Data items
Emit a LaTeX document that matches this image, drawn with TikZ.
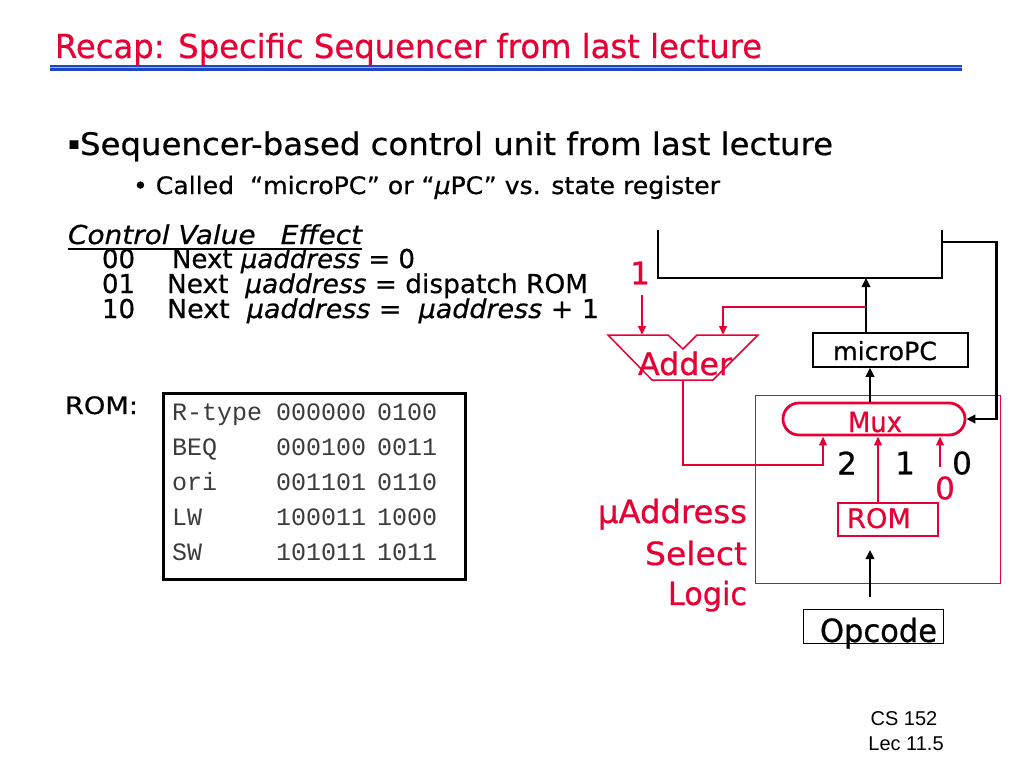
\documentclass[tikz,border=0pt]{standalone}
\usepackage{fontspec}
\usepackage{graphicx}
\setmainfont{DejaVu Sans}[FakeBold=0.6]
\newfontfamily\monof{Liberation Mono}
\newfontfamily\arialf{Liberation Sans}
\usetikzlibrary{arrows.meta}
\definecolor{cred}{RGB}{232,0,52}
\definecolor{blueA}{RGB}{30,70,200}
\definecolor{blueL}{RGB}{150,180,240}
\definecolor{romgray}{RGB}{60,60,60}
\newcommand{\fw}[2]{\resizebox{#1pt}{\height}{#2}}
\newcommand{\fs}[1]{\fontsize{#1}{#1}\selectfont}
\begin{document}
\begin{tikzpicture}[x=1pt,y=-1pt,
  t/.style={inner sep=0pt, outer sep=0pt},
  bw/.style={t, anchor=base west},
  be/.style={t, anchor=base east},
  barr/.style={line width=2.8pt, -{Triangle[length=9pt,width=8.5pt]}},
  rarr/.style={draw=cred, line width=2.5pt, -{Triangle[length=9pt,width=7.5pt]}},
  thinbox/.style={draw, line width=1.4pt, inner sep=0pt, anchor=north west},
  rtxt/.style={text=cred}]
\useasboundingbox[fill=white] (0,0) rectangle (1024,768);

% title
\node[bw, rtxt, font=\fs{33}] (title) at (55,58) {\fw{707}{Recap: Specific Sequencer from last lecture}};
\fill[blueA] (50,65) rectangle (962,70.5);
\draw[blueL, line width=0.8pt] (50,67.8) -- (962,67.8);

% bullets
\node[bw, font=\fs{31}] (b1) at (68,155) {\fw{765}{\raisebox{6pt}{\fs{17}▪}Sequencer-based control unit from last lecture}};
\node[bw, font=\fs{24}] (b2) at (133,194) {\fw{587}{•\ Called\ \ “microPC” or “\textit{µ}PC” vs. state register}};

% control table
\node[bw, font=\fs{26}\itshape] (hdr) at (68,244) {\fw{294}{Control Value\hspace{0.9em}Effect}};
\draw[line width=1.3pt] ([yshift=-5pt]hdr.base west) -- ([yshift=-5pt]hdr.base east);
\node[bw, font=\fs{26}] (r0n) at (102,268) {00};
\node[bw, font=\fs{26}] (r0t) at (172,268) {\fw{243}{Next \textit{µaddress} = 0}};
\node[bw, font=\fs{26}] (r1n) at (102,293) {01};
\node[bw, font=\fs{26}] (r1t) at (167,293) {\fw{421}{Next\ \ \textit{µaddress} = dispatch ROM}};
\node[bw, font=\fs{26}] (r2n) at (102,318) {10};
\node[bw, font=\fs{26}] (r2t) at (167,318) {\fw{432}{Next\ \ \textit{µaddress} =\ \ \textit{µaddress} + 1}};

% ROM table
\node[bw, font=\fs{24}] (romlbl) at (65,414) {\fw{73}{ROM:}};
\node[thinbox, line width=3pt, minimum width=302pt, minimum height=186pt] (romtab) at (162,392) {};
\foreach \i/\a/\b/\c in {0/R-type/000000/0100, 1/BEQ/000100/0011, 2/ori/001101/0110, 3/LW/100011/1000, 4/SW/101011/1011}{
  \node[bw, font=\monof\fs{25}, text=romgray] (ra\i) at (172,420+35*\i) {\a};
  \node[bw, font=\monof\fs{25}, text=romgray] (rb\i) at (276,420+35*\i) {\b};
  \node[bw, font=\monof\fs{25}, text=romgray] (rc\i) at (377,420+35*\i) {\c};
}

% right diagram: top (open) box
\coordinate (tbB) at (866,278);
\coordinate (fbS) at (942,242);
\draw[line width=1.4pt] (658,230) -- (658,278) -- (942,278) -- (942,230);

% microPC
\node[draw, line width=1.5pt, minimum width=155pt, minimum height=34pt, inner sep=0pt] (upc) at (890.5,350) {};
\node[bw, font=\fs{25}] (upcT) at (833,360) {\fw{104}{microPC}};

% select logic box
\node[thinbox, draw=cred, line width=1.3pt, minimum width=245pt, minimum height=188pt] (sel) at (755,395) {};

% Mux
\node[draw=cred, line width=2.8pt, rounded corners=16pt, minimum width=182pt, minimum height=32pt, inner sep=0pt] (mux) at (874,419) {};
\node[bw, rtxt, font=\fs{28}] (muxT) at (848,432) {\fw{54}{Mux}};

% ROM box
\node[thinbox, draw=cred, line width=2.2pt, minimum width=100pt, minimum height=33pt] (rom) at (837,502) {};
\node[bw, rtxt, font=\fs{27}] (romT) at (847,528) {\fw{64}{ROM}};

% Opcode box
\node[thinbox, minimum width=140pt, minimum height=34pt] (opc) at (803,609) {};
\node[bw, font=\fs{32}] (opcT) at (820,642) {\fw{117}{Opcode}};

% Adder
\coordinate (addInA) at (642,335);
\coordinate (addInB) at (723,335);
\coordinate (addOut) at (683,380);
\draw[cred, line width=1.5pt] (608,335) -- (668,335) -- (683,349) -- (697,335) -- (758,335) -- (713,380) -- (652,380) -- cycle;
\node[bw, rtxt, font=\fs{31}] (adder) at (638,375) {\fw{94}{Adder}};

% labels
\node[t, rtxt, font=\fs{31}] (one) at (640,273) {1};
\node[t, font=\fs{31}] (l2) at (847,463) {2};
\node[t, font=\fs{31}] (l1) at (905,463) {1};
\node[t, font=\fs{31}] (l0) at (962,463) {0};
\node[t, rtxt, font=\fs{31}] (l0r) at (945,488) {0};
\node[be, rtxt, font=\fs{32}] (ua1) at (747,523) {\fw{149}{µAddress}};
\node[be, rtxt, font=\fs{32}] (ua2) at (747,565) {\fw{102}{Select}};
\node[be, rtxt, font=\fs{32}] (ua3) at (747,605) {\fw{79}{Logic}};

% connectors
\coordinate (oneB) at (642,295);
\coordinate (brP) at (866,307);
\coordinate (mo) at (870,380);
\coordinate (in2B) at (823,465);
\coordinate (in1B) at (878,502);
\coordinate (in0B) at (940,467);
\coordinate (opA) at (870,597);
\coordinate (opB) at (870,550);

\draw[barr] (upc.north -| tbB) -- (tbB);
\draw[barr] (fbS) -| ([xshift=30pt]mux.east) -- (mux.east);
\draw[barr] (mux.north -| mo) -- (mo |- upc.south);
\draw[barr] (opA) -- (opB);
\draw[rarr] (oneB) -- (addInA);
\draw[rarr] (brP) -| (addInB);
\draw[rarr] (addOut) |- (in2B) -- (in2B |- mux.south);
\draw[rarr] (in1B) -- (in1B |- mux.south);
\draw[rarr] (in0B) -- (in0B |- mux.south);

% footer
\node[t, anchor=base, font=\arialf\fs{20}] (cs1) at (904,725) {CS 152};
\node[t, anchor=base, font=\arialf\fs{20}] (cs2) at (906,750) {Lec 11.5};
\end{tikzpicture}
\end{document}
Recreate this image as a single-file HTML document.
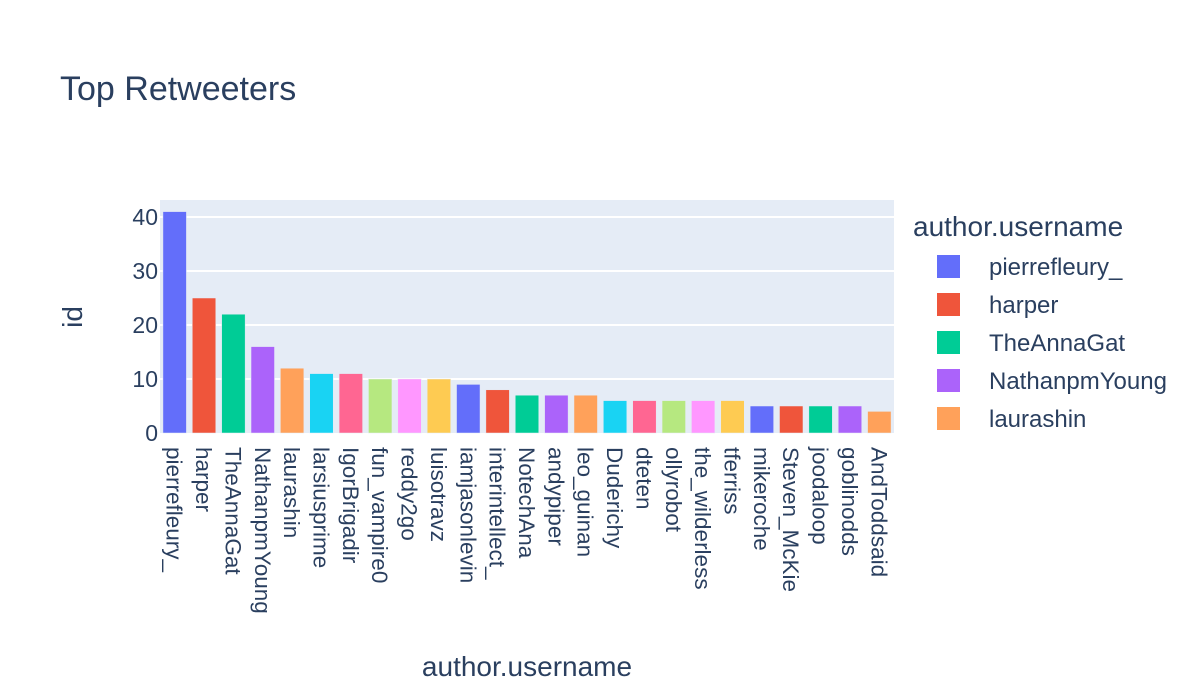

_EXERCISE BRIEF_: Repeat the material exactly as it reads, without any of its pictures.

_COMPLETE RESPONSE_:
Emit a LaTeX document that matches this image, drawn with TikZ.
\documentclass[tikz,border=0pt]{standalone}
\usepackage{fontspec}
\usepackage{graphicx}
\setmainfont{DejaVu Sans}[FakeBold=0.6]
\newfontfamily\monof{Liberation Mono}
\newfontfamily\arialf{Liberation Sans}
\usetikzlibrary{arrows.meta}
\definecolor{cred}{RGB}{232,0,52}
\definecolor{blueA}{RGB}{30,70,200}
\definecolor{blueL}{RGB}{150,180,240}
\definecolor{romgray}{RGB}{60,60,60}
\newcommand{\fw}[2]{\resizebox{#1pt}{\height}{#2}}
\newcommand{\fs}[1]{\fontsize{#1}{#1}\selectfont}
\begin{document}
\begin{tikzpicture}[x=1pt,y=-1pt,
  t/.style={inner sep=0pt, outer sep=0pt},
  bw/.style={t, anchor=base west},
  be/.style={t, anchor=base east},
  barr/.style={line width=2.8pt, -{Triangle[length=9pt,width=8.5pt]}},
  rarr/.style={draw=cred, line width=2.5pt, -{Triangle[length=9pt,width=7.5pt]}},
  thinbox/.style={draw, line width=1.4pt, inner sep=0pt, anchor=north west},
  rtxt/.style={text=cred}]
\useasboundingbox[fill=white] (0,0) rectangle (1024,768);

% title
\node[bw, rtxt, font=\fs{33}] (title) at (55,58) {\fw{707}{Recap: Specific Sequencer from last lecture}};
\fill[blueA] (50,65) rectangle (962,70.5);
\draw[blueL, line width=0.8pt] (50,67.8) -- (962,67.8);

% bullets
\node[bw, font=\fs{31}] (b1) at (68,155) {\fw{765}{\raisebox{6pt}{\fs{17}▪}Sequencer-based control unit from last lecture}};
\node[bw, font=\fs{24}] (b2) at (133,194) {\fw{587}{•\ Called\ \ “microPC” or “\textit{µ}PC” vs. state register}};

% control table
\node[bw, font=\fs{26}\itshape] (hdr) at (68,244) {\fw{294}{Control Value\hspace{0.9em}Effect}};
\draw[line width=1.3pt] ([yshift=-5pt]hdr.base west) -- ([yshift=-5pt]hdr.base east);
\node[bw, font=\fs{26}] (r0n) at (102,268) {00};
\node[bw, font=\fs{26}] (r0t) at (172,268) {\fw{243}{Next \textit{µaddress} = 0}};
\node[bw, font=\fs{26}] (r1n) at (102,293) {01};
\node[bw, font=\fs{26}] (r1t) at (167,293) {\fw{421}{Next\ \ \textit{µaddress} = dispatch ROM}};
\node[bw, font=\fs{26}] (r2n) at (102,318) {10};
\node[bw, font=\fs{26}] (r2t) at (167,318) {\fw{432}{Next\ \ \textit{µaddress} =\ \ \textit{µaddress} + 1}};

% ROM table
\node[bw, font=\fs{24}] (romlbl) at (65,414) {\fw{73}{ROM:}};
\node[thinbox, line width=3pt, minimum width=302pt, minimum height=186pt] (romtab) at (162,392) {};
\foreach \i/\a/\b/\c in {0/R-type/000000/0100, 1/BEQ/000100/0011, 2/ori/001101/0110, 3/LW/100011/1000, 4/SW/101011/1011}{
  \node[bw, font=\monof\fs{25}, text=romgray] (ra\i) at (172,420+35*\i) {\a};
  \node[bw, font=\monof\fs{25}, text=romgray] (rb\i) at (276,420+35*\i) {\b};
  \node[bw, font=\monof\fs{25}, text=romgray] (rc\i) at (377,420+35*\i) {\c};
}

% right diagram: top (open) box
\coordinate (tbB) at (866,278);
\coordinate (fbS) at (942,242);
\draw[line width=1.4pt] (658,230) -- (658,278) -- (942,278) -- (942,230);

% microPC
\node[draw, line width=1.5pt, minimum width=155pt, minimum height=34pt, inner sep=0pt] (upc) at (890.5,350) {};
\node[bw, font=\fs{25}] (upcT) at (833,360) {\fw{104}{microPC}};

% select logic box
\node[thinbox, draw=cred, line width=1.3pt, minimum width=245pt, minimum height=188pt] (sel) at (755,395) {};

% Mux
\node[draw=cred, line width=2.8pt, rounded corners=16pt, minimum width=182pt, minimum height=32pt, inner sep=0pt] (mux) at (874,419) {};
\node[bw, rtxt, font=\fs{28}] (muxT) at (848,432) {\fw{54}{Mux}};

% ROM box
\node[thinbox, draw=cred, line width=2.2pt, minimum width=100pt, minimum height=33pt] (rom) at (837,502) {};
\node[bw, rtxt, font=\fs{27}] (romT) at (847,528) {\fw{64}{ROM}};

% Opcode box
\node[thinbox, minimum width=140pt, minimum height=34pt] (opc) at (803,609) {};
\node[bw, font=\fs{32}] (opcT) at (820,642) {\fw{117}{Opcode}};

% Adder
\coordinate (addInA) at (642,335);
\coordinate (addInB) at (723,335);
\coordinate (addOut) at (683,380);
\draw[cred, line width=1.5pt] (608,335) -- (668,335) -- (683,349) -- (697,335) -- (758,335) -- (713,380) -- (652,380) -- cycle;
\node[bw, rtxt, font=\fs{31}] (adder) at (638,375) {\fw{94}{Adder}};

% labels
\node[t, rtxt, font=\fs{31}] (one) at (640,273) {1};
\node[t, font=\fs{31}] (l2) at (847,463) {2};
\node[t, font=\fs{31}] (l1) at (905,463) {1};
\node[t, font=\fs{31}] (l0) at (962,463) {0};
\node[t, rtxt, font=\fs{31}] (l0r) at (945,488) {0};
\node[be, rtxt, font=\fs{32}] (ua1) at (747,523) {\fw{149}{µAddress}};
\node[be, rtxt, font=\fs{32}] (ua2) at (747,565) {\fw{102}{Select}};
\node[be, rtxt, font=\fs{32}] (ua3) at (747,605) {\fw{79}{Logic}};

% connectors
\coordinate (oneB) at (642,295);
\coordinate (brP) at (866,307);
\coordinate (mo) at (870,380);
\coordinate (in2B) at (823,465);
\coordinate (in1B) at (878,502);
\coordinate (in0B) at (940,467);
\coordinate (opA) at (870,597);
\coordinate (opB) at (870,550);

\draw[barr] (upc.north -| tbB) -- (tbB);
\draw[barr] (fbS) -| ([xshift=30pt]mux.east) -- (mux.east);
\draw[barr] (mux.north -| mo) -- (mo |- upc.south);
\draw[barr] (opA) -- (opB);
\draw[rarr] (oneB) -- (addInA);
\draw[rarr] (brP) -| (addInB);
\draw[rarr] (addOut) |- (in2B) -- (in2B |- mux.south);
\draw[rarr] (in1B) -- (in1B |- mux.south);
\draw[rarr] (in0B) -- (in0B |- mux.south);

% footer
\node[t, anchor=base, font=\arialf\fs{20}] (cs1) at (904,725) {CS 152};
\node[t, anchor=base, font=\arialf\fs{20}] (cs2) at (906,750) {Lec 11.5};
\end{tikzpicture}
\end{document}
Recreate this image as a single-file HTML document.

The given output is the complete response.